В нос была залита какая-то дрянь, я на миг задохнулся, меня ударили в грудь, несильно, наверное, для того чтобы привести в чувство, я закашлялся. Было больно, но я наконец-то разлепил веки.
На меня смотрел солдат, на темно-серой каске алел крестик.
- Ну что там, санитар? - Женский голос был рядом, совсем рукой подать.
- Все готово лейтенант, он слышит и видит нас. - Откликнулся солдат.
Она впорхнула в мой мир свежим ветерком. Крохотная, симпатичная, такая…такая. В тот момент я не мог ее толком описать. Она мне показалась чудной красавицей, возможно, самой красивой девушкой на земле.
- Меня зовут Кримхильда Шлитцбах, назовите ваше имя, сэр?
- Мо-мо-, я попытался что то сказать, но губы не слушались, получилось что то невнятное, - Мо-мо.
- Вы среди друзей, 33-ая осадная сводная батарея Дранхенвельта, 13 полк… Вас передали нам находящиеся на марше танкисты. – Я поймал ее взгляд, в холодных темно-синих глазах на миг мелькнула тень сочувствия. - Хауден, принеси офицеру воды.
Я припал к фляге так жадно, и заталкивал в себя живительную влагу с таким усердием, что чуть не захлебнулся. Девушка ободряюще похлопала меня по плечу.
Так началось мое знакомство с осадной батареей Дранхенвельта и ее хозяйкой.
Тогда, казалось, был сделан еще один шаг навстречу неизвестности. Шаг, который отделял меня еще дальше от моего полка.

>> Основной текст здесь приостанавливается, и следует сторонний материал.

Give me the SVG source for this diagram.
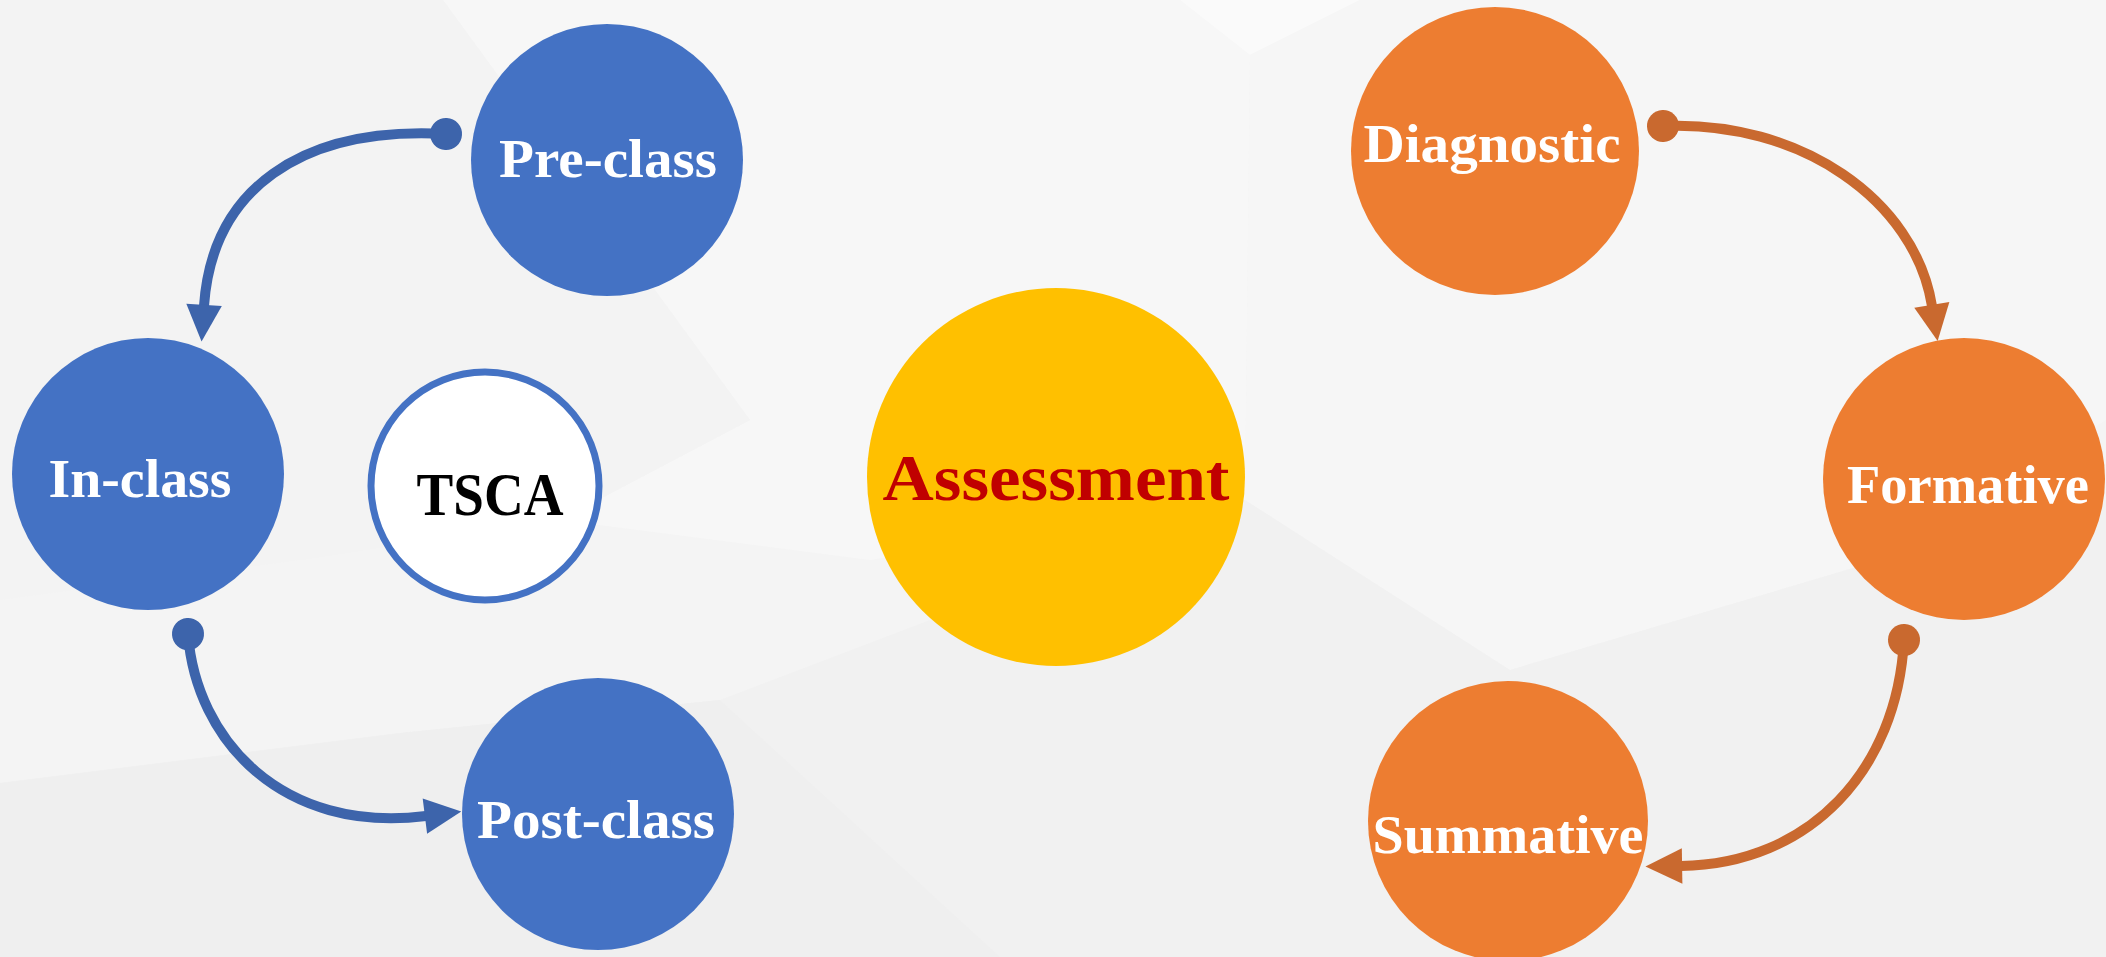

Я сделал тот шаг, что в конечном итоге привел меня на плацдарм Улисс.
******
Вместо глоссария.
Чебурахер - псевдокрокодил, гигантское чудовище живущее в болотах планеты Успения. Агрессивно, забавной чертой этого Успенианского ужаса называют огромного размера покрытые волосом, уши. Адептус Механикус предполагают что это возможно природная мутация.

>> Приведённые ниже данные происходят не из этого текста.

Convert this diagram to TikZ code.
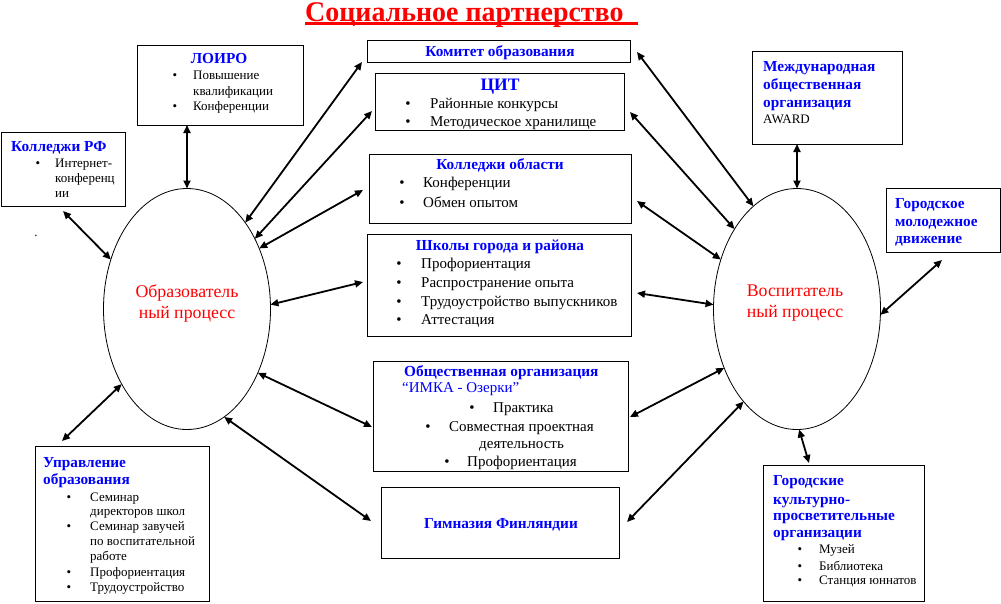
\documentclass[tikz,border=0pt]{standalone}
\usepackage{fontspec}
\setmainfont{Liberation Serif}
\usetikzlibrary{arrows.meta,shapes.geometric}
\definecolor{tblue}{RGB}{0,0,255}
\definecolor{tred}{RGB}{255,0,0}
\newcommand\bitem[6]{\node[#5,anchor=base] (#1b) at (#2,#4) {\textbullet}; \node[#5,anchor=base west] (#1) at (#3,#4) {#6};}
\begin{document}
\begin{tikzpicture}[x=1pt,y=-1pt,
  box/.style={draw, line width=1pt, inner sep=0, outer sep=0, anchor=north west},
  ell/.style={draw, ellipse, line width=0.8pt, inner sep=0, outer sep=0, minimum width=167pt, minimum height=241pt},
  tb/.style={inner sep=0, text=tblue, font=\fontsize{15.3}{18}\selectfont\bfseries},
  tm/.style={inner sep=0, font=\fontsize{15}{17}\selectfont},
  ts/.style={inner sep=0, font=\fontsize{13}{15}\selectfont},
  te/.style={inner sep=0, anchor=base, text=tred, font=\fontsize{17.8}{20}\selectfont},
  arr/.style={line width=1.8pt, {Triangle[length=8pt,width=7pt]}-{Triangle[length=8pt,width=7pt]}}]
\useasboundingbox (0,0) rectangle (1001,603);
\fill[white] (0,0) rectangle (1001,603);

% title
\node[inner sep=0, anchor=base west, text=tred, font=\fontsize{28.5}{32}\selectfont\bfseries] (title) at (305,21.5) {\scalebox{0.98}[1]{Социальное партнерство}};
\draw[tred, line width=2.6pt] ([yshift=-2.2pt]title.base west) -- ++(333,0);

% boxes
\node[box, minimum width=166pt, minimum height=80pt] (loiro) at (137,45) {};
\node[box, minimum width=124pt, minimum height=74pt] (kolrf) at (1,132) {};
\node[box, minimum width=263pt, minimum height=22pt] (komitet) at (367,40) {};
\node[box, minimum width=249pt, minimum height=57pt] (cit) at (375,73) {};
\node[box, minimum width=262pt, minimum height=69pt] (kolobl) at (369,154) {};
\node[box, minimum width=264pt, minimum height=102pt] (shkoly) at (367,234) {};
\node[box, minimum width=255pt, minimum height=110pt] (obsch) at (373,361) {};
\node[box, minimum width=238pt, minimum height=71pt] (gimn) at (381,487) {};
\node[box, minimum width=174pt, minimum height=155pt] (uprav) at (35,446) {};
\node[box, minimum width=150pt, minimum height=93pt] (intl) at (752,51) {};
\node[box, minimum width=114pt, minimum height=64pt] (gorm) at (886,188) {};
\node[box, minimum width=161pt, minimum height=136pt] (gork) at (763,465) {};

% ellipses
\node[ell] (ellL) at (187,309) {};
\node[ell] (ellR) at (797,309) {};
\node[te] (eL1) at (187,297) {Образователь};
\node[te] (eL2) at (187,318) {ный процесс};
\node[te] (eR1) at (795,296) {Воспитатель};
\node[te] (eR2) at (795,317) {ный процесс};

% ЛОИРО
\node[tb, anchor=base] (loiroT) at (219,63) {ЛОИРО};
\bitem{lo1}{175}{193}{79}{ts}{Повышение}
\node[ts, anchor=base west] (lo1b2) at (193,95) {квалификации};
\bitem{lo2}{175}{193}{110}{ts}{Конференции}

% Колледжи РФ
\node[tb, anchor=base west] (kolrfT) at (11,151) {Колледжи РФ};
\bitem{kr1}{38}{55}{167}{ts}{Интернет-}
\node[ts, anchor=base west] (kr1b2) at (55,182) {конференц};
\node[ts, anchor=base west] (kr1b3) at (55,197) {ии};
\node[ts, anchor=base] (dot) at (36,236) {.};

% Комитет образования
\node[tb, anchor=base] (komT) at (500,56) {Комитет образования};

% ЦИТ
\node[tb, anchor=base, font=\fontsize{17.5}{20}\selectfont\bfseries] (citT) at (500,90) {ЦИТ};
\bitem{ci1}{408}{430}{108}{tm}{Районные конкурсы}
\bitem{ci2}{408}{430}{126}{tm}{Методическое хранилище}

% Колледжи области
\node[tb, anchor=base] (kolT) at (500,169) {Колледжи области};
\bitem{ko1}{402}{423}{187}{tm}{Конференции}
\bitem{ko2}{402}{423}{207}{tm}{Обмен опытом}

% Школы
\node[tb, anchor=base] (shT) at (500,250) {Школы города и района};
\bitem{sh1}{399}{421}{268}{tm}{Профориентация}
\bitem{sh2}{399}{421}{287}{tm}{Распространение опыта}
\bitem{sh3}{399}{421}{306}{tm}{Трудоустройство выпускников}
\bitem{sh4}{399}{421}{324}{tm}{Аттестация}

% Общественная организация
\node[tb, anchor=base west] (obT) at (404,376) {Общественная организация};
\node[tm, anchor=base west, text=tblue] (obT2) at (402,392) {“ИМКА - Озерки”};
\bitem{ob1}{472}{493}{412}{tm}{Практика}
\bitem{ob2}{428}{449}{431}{tm}{Совместная проектная}
\node[tm, anchor=base west] (ob2b) at (479,448) {деятельность};
\bitem{ob3}{447}{467}{466}{tm}{Профориентация}

% Гимназия
\node[tb, anchor=base] (gimT) at (501,528) {Гимназия Финляндии};

% Управление образования
\node[tb, anchor=base west] (upT1) at (43,467) {Управление};
\node[tb, anchor=base west] (upT2) at (43,484) {образования};
\bitem{up1}{69}{90}{501}{ts}{Семинар}
\node[ts, anchor=base west] (up1b) at (90,515) {директоров школ};
\bitem{up2}{69}{90}{530}{ts}{Семинар завучей}
\node[ts, anchor=base west] (up2b) at (90,545) {по воспитательной};
\node[ts, anchor=base west] (up2c) at (90,560) {работе};
\bitem{up3}{69}{90}{576}{ts}{Профориентация}
\bitem{up4}{69}{90}{591}{ts}{Трудоустройство}

% Международная
\node[tb, anchor=base west] (inT1) at (763,71) {Международная};
\node[tb, anchor=base west] (inT2) at (763,89) {общественная};
\node[tb, anchor=base west] (inT3) at (763,107) {организация};
\node[ts, anchor=base west] (inT4) at (763,123) {AWARD};

% Городское молодежное движение
\node[tb, anchor=base west] (gmT1) at (895,208) {Городское};
\node[tb, anchor=base west] (gmT2) at (895,226) {молодежное};
\node[tb, anchor=base west] (gmT3) at (895,243) {движение};

% Городские культурно-просветительные организации
\node[tb, anchor=base west] (gkT1) at (773,485) {Городские};
\node[tb, anchor=base west] (gkT2) at (773,504) {культурно-};
\node[tb, anchor=base west] (gkT3) at (773,520) {просветительные};
\node[tb, anchor=base west] (gkT4) at (773,537) {организации};
\bitem{gk1}{800}{819}{553}{ts}{Музей}
\bitem{gk2}{800}{819}{570}{ts}{Библиотека}
\bitem{gk3}{800}{819}{584}{ts}{Станция юннатов}

% arrows left
\draw[arr] (loiro.south -| ellL.north) -- (ellL.north);
\draw[arr] ([shift={(62,5)}]kolrf.south west) -- (ellL.147);
\draw[arr] ([shift={(-5,0)}]komitet.south west) -- (ellL.56);
\draw[arr] ([shift={(-3,38)}]cit.north west) -- (ellL.46);
\draw[arr] ([shift={(-6,36)}]kolobl.north west) -- (ellL.40);
\draw[arr] ([shift={(-4,48)}]shkoly.north west) -- (ellL.3);
\draw[arr] ([shift={(-1,66)}]obsch.north west) -- (ellL.-42);
\draw[arr] ([shift={(-10,34)}]gimn.north west) -- (ellL.-71);
\draw[arr] ([shift={(27,-5)}]uprav.north west) -- (ellL.229);
% arrows right
\draw[arr] ([shift={(7,12)}]komitet.north east) -- (ellR.113);
\draw[arr] ([shift={(6,39)}]cit.north east) -- (ellR.128);
\draw[arr] ([shift={(6,47)}]kolobl.north east) -- (ellR.147);
\draw[arr] ([shift={(6,59)}]shkoly.north east) -- (ellR.177);
\draw[arr] ([shift={(2,56)}]obsch.north east) -- (ellR.219);
\draw[arr] ([shift={(8,35)}]gimn.north east) -- (ellR.240);
\draw[arr] (intl.south -| ellR.north) -- (ellR.north);
\draw[arr] ([shift={(56,8)}]gorm.south west) -- (ellR.356);
\draw[arr] ([shift={(46,-2)}]gork.north west) -- (ellR.271);
\end{tikzpicture}
\end{document}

Отдельные экземпляры достигают около 50 метров в длину.
Бог Войны - прозвище артиллерийского Омнемессии.
Фил Флоренс - для справки, все мужские имена и фамилии на планете Малахит начинаются с литеры F. И нет ничего удивительного, что в одном соединении воюют однофамильцы, известных фамилий и имен на весь Малахит категорически не хватает. Иногда родители придумывают разнообразные странные имена Франа-Флэпа, но ситуацию это в корне не меняет.
Мечников - на момент рассказа полковник Александр Мечников, в последствии, генерал медицинской службы. Создатель ряда госпиталей по всей Аквилы. Родился на планете Кинсуан(Новая Терра.) Один из самых легендарных хирургеонов Империума. Сделал около 50000 операций, поставил на ноги огромное количество, как казалось некоторым неизлечимых пациентов. Продвигал идеи взаимодействия так называемых вооруженных мобильных госпиталей- медицинских машин на основе “Химеры”. Им написано около 30 книг о врачебной практики. Автор мемуаров “Моя Аквила” и “Вторая война Пограничья”.

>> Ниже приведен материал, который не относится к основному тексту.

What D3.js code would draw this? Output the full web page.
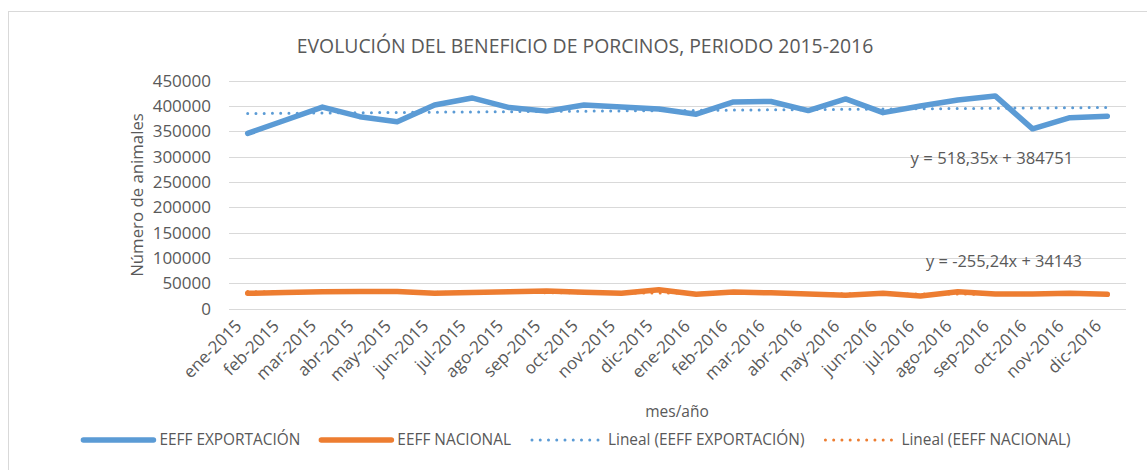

“Тело-душа”, “Забери меня во тьму”- одни из самых популярных в Имперских войсках рассказов Фила Флоренса, после этих произведений он написал огромное количество работ. Но именно эти два рассказа особенно затронули души и сердца многих солдат сражавшихся на Аквиле.
Плацдарм Улисс, космопорт Улисс- один из пяти космопортов Иридии, находится близ Крейтиса, столицы Аквилы. В 945.М.41 там произошло знаменитое одноименное сражение.
“Мосмерон”- флагманский корабль Крестового Похода и личный корабль командующего графа Франсуа Даана. В одиночку нанес поражение близ был Геркарода, эскадре предателя Захмашана. Эскортировал первые подкрепления на Аргус. Произвел орбитальные атомные бомбардировки почти всего Киликийского пояса.
В конце Крестового Похода задействован как и госпиталь.
СБ-служба безопасности, “держиморды” Флота.
Некоторые из людей не умеют пить совершенно и отсев, как от востроянцев- здесь автор намерено раздул размер пьянства среди востроянцев, офицерский состав как показано ниже практически везде злоупотребляет алкоголем.